▶ _REQUIREMENTS_
Scan the listing below for the word "that" and state how many lines hold it. Write nothing but the number.

▶ _DATASET EXCERPTS_
**********
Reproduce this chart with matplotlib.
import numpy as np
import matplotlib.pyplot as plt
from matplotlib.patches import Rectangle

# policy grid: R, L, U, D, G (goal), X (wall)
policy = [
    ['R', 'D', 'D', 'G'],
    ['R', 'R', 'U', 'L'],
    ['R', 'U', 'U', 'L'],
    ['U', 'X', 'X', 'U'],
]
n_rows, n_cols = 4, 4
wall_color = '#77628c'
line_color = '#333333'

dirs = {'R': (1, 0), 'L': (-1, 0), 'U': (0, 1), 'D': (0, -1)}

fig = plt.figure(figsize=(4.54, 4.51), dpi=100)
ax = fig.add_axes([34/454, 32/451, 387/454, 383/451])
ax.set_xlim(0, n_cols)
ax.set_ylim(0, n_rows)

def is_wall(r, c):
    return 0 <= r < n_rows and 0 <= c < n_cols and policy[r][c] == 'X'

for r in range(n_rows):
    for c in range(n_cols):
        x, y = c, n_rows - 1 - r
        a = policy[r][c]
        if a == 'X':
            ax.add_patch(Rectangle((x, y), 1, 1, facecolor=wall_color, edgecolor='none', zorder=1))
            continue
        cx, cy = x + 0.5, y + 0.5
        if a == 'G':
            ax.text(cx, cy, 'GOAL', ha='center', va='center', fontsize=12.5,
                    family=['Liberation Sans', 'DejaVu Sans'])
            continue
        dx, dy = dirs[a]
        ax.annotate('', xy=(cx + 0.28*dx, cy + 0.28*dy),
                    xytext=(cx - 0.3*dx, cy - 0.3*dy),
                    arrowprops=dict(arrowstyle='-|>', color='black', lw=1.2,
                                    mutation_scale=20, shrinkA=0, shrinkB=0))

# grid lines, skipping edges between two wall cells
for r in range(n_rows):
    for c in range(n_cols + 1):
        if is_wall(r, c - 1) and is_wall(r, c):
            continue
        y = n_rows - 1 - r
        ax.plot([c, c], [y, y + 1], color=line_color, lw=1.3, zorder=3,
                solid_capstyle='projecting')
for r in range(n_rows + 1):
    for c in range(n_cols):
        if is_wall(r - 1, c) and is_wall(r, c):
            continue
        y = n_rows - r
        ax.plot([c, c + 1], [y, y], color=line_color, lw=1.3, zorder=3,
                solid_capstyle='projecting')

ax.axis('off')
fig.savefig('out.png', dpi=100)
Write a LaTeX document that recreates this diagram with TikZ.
**********
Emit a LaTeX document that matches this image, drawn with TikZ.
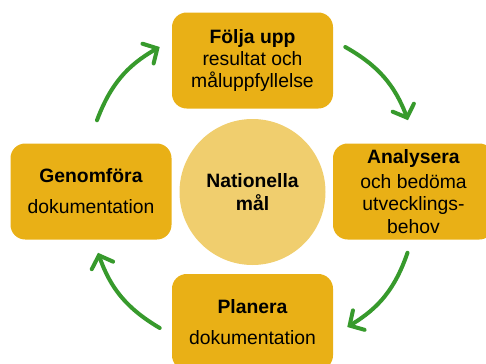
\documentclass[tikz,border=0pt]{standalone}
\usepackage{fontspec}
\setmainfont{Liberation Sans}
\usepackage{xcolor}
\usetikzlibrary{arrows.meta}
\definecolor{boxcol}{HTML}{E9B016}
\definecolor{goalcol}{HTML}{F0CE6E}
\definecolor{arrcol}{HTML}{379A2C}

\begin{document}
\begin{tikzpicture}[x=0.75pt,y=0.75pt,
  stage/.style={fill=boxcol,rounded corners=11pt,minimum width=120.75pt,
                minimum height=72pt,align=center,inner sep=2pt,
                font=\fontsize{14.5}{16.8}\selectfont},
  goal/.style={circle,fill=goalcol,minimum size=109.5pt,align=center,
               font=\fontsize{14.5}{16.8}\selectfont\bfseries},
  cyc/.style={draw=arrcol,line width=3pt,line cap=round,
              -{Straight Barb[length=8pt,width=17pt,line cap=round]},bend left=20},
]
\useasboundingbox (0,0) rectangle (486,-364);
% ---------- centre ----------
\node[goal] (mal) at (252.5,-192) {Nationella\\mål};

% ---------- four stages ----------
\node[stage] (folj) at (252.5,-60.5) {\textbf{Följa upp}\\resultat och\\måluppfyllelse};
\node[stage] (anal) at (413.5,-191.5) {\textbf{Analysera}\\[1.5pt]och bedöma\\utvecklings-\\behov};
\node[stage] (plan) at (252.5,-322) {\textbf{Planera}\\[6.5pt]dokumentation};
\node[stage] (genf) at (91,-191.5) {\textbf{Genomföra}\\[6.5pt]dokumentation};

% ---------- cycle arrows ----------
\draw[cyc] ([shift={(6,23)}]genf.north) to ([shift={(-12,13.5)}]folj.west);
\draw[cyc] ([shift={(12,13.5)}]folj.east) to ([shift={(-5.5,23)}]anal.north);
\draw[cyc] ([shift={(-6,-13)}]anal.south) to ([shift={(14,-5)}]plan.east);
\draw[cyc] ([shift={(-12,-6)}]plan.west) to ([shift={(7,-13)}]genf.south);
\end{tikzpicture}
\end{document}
**********
▶ _FINAL ANSWER_
2